Experian (opens in new tab), a services group that handles credit card processing for other companies, announced that the data of 15 million people who have applied for credit for T-Mobile's services between September 1, 2013 and September 16, 2015, was stolen in a recent data breach.
The data included personal information such as social security numbers, names, addresses, birthdates, and drivers license and passport numbers. Some of the data was encrypted, but Experian said that its encryption may have been compromised. Experian also noted that no credit card or banking information was affected by the data breach.
Experian said that when the hack happened, it took immediate action to secure its server, started a comprehensive investigation, and notified the U.S. and international law enforcement agencies. Experian recommended that T-Mobile's credit applicants who think they have been impacted by this hack can sign up for two years of free credit monitoring at www.protectmyid.com/securityincident.
"We take privacy very seriously and we understand that this news is both stressful and frustrating.

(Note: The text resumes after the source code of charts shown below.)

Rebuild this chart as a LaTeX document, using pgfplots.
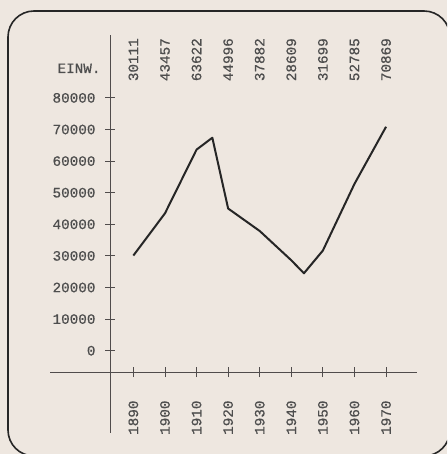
\documentclass[border=0pt]{standalone}
\usepackage{pgfplots}
\pgfplotsset{compat=1.18}
\usepackage{fontspec}
\setmainfont{Liberation Mono}[FakeBold=0.5]
\definecolor{paper}{RGB}{238,231,224}
\definecolor{ink}{RGB}{38,38,38}
\definecolor{txt}{RGB}{78,78,78}
\definecolor{axisc}{RGB}{80,76,76}
\begin{document}
\begin{tikzpicture}[x=1pt,y=1pt]
% pixel (px,py) -> (px-110, 372-py)
\fill[paper] (-110,-82) rectangle (337,372);
\begin{scope}
\clip (-110,-82) rectangle (337,372);
\draw[ink, line width=1.6pt, rounded corners=26pt] (-102,361) rectangle (340,-84);
\end{scope}
\begin{axis}[
  at={(0,0)}, anchor=south west, scale only axis,
  width=307pt, height=337.3pt,
  xmin=1882.6, xmax=1979.8, ymin=-6740, ymax=100000,
  scaled x ticks=false, scaled y ticks=false,
  axis lines*=left,
  axis line style={axisc, line width=0.9pt},
  clip=false,
  xtick={1890,1900,1910,1920,1930,1940,1950,1960,1970},
  xticklabels={1890,1900,1910,1920,1930,1940,1950,1960,1970},
  ytick={0,10000,20000,30000,40000,50000,60000,70000,80000},
  yticklabels={0,10000,20000,30000,40000,50000,60000,70000,80000},
  tick align=center, major tick length=10pt,
  tick style={axisc, line width=0.9pt},
  ticklabel style={font=\fontsize{14.3}{16}\selectfont, text=txt},
  xticklabel style={rotate=90, anchor=east},
  xticklabel shift=20pt,
  yticklabel shift=6pt,
  extra y ticks={89370}, extra y tick labels={EINW.},
  extra y tick style={major tick length=0pt},
]
\draw[axisc, line width=0.9pt] (axis cs:1882.6,-6740) -- ++(-60pt,0pt);
\draw[axisc, line width=0.9pt] (axis cs:1882.6,-6740) -- ++(0pt,-61pt);
\addplot[ink, line width=2pt, line join=round] coordinates {
  (1890,30111) (1900,43457) (1910,63622) (1915,67400) (1920,44996)
  (1930,37882) (1940,28609) (1944,24500) (1950,31699) (1960,52785) (1970,70869)};
\end{axis}
\begin{axis}[
  at={(0,0)}, anchor=south west, scale only axis,
  width=307pt, height=337.3pt,
  xmin=1882.6, xmax=1979.8, ymin=-6740, ymax=100000,
  scaled x ticks=false, scaled y ticks=false,
  axis x line*=top, axis y line=none,
  axis line style={draw=none},
  xtick={1890,1900,1910,1920,1930,1940,1950,1960,1970},
  xticklabels={30111,43457,63622,44996,37882,28609,31699,52785,70869},
  major tick length=0pt,
  xticklabel style={rotate=90, anchor=east, font=\fontsize{14.3}{16}\selectfont, text=txt},
  ytick=\empty,
]
\end{axis}
\end{tikzpicture}
\end{document}
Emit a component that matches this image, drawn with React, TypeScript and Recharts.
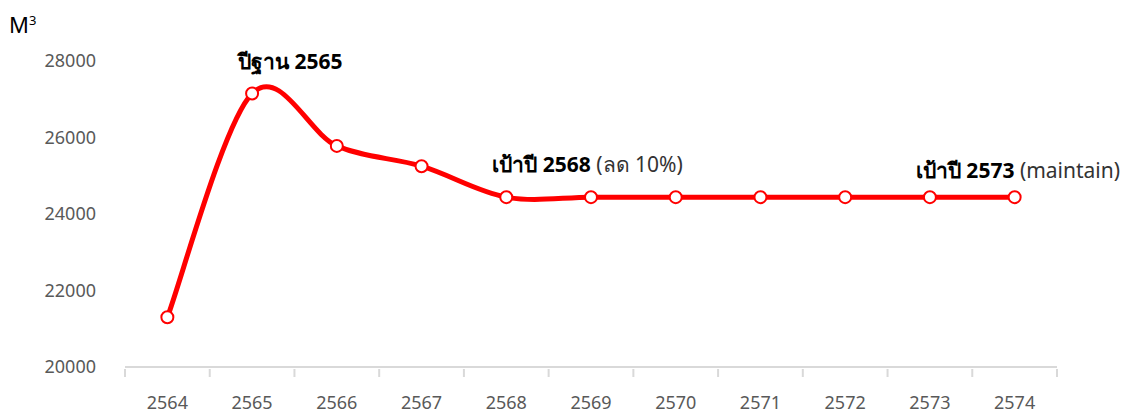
import { LineChart, Line, XAxis, YAxis } from "recharts";

const years = ["2564", "2565", "2566", "2567", "2568", "2569", "2570", "2571", "2572", "2573", "2574"];
const usage = [21300, 27150, 25780, 25250, 24440, 24440, 24440, 24440, 24440, 24440, 24440];
const boldNotes = ["", "ปีฐาน 2565", "", "", "เป้าปี 2568", "", "", "", "", "เป้าปี 2573", ""];
const plainNotes = ["", "", "", "", " (ลด 10%)", "", "", "", "", " (maintain)", ""];
const yTicks = [20000, 22000, 24000, 26000, 28000];

const data = years.map((year, i) => ({
  year,
  usage: usage[i],
  bold: boldNotes[i],
  plain: plainNotes[i],
}));

const W = 1123;
const H = 415;
const M = { top: 61, right: 66, left: 25, bottom: 0 };
const Y_AXIS_W = 100;
const HALF_BAND = (W - M.left - M.right - Y_AXIS_W) / years.length / 2;
const FONT = "'Noto Sans', 'DejaVu Sans', sans-serif";

// Excel-like smoothing (Catmull-Rom as cubic bezier)
function smoothCurve(context: any) {
  let xs: number[] = [];
  let ys: number[] = [];
  return {
    areaStart() {},
    areaEnd() {},
    lineStart() {
      xs = [];
      ys = [];
    },
    point(x: number, y: number) {
      xs.push(+x);
      ys.push(+y);
    },
    lineEnd() {
      const n = xs.length;
      if (!n) return;
      context.moveTo(xs[0], ys[0]);
      for (let i = 0; i < n - 1; i++) {
        const p0 = i > 0 ? i - 1 : i;
        const p3 = i + 2 < n ? i + 2 : i + 1;
        context.bezierCurveTo(
          xs[i] + (xs[i + 1] - xs[p0]) / 6,
          ys[i] + (ys[i + 1] - ys[p0]) / 6,
          xs[i + 1] - (xs[p3] - xs[i]) / 6,
          ys[i + 1] - (ys[p3] - ys[i]) / 6,
          xs[i + 1],
          ys[i + 1]
        );
      }
    },
  };
}

const XTick = (props: any) => {
  const { x, y, payload, index } = props;
  return (
    <g>
      <line x1={x - HALF_BAND} y1={y} x2={x - HALF_BAND} y2={y + 8} stroke="#d9d9d9" strokeWidth={2} />
      {index === years.length - 1 && (
        <line x1={x + HALF_BAND} y1={y} x2={x + HALF_BAND} y2={y + 8} stroke="#d9d9d9" strokeWidth={2} />
      )}
      <text x={x} y={y + 40} textAnchor="middle" fill="#595959" fontSize={18} fontFamily={FONT}>
        {payload.value}
      </text>
    </g>
  );
};

const NoteLabel = (props: any) => {
  const { x, y, index } = props;
  if (!boldNotes[index]) return null;
  const dy = index === 9 ? -19 : -25;
  return (
    <text x={x - 14} y={y + dy} fontSize={21} fontFamily={FONT} fill="#000">
      <tspan fontWeight="bold">{boldNotes[index]}</tspan>
      {plainNotes[index] && <tspan fill="#333">{plainNotes[index]}</tspan>}
    </text>
  );
};

export default function App() {
  return (
    <div style={{ position: "absolute", left: 0, top: 0, width: W, height: H, background: "#fff", fontFamily: FONT }}>
      <div style={{ position: "absolute", left: 9, top: 9, fontSize: 22, color: "#000" }}>
        M<sup style={{ fontSize: 13 }}>3</sup>
      </div>
      <LineChart width={W} height={H} data={data} margin={M}>
        <XAxis
          dataKey="year"
          scale="band"
          axisLine={{ stroke: "#d9d9d9", strokeWidth: 2 }}
          tickLine={false}
          tickSize={0}
          tick={<XTick />}
          height={48}
          interval={0}
        />
        <YAxis
          domain={[20000, 28000]}
          ticks={yTicks}
          width={Y_AXIS_W}
          axisLine={false}
          tickLine={false}
          tickSize={0}
          tickMargin={29}
          tick={{ fill: "#595959", fontSize: 18, fontFamily: FONT }}
        />
        <Line
          dataKey="usage"
          type={smoothCurve as any}
          stroke="#ff0000"
          strokeWidth={5}
          dot={{ r: 6, fill: "#fff", stroke: "#ff0000", strokeWidth: 2 }}
          label={<NoteLabel />}
          isAnimationActive={false}
        />
      </LineChart>
    </div>
  );
}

We sincerely apologize for the concern and stress that this event may cause," said Craig Boundy, CEO, Experian North America. "That is why we're taking steps to provide protection and support to those affected by this incident and will continue to coordinate with law enforcement during its investigation."
The company also reminded everyone that neither it nor T-Mobile would be asking them for their personal information related to this incident. Other hackers may try to take advantage of the situation and ask the hack victims for their personal information while pretending to be representatives of Experian or T-Mobile.
T-Mobile's CEO, John Legere, said he's "incredibly angry" about this data breach and will thoroughly review his company's relationship with Experian after it finishes assisting the affected T-Mobile customers.
Experian hasn't given too much information about how it's securing its systems so far, but considering that only part of its stored information was encrypted, and even that was done poorly, it doesn't look like Experian had strong security for its databases and servers.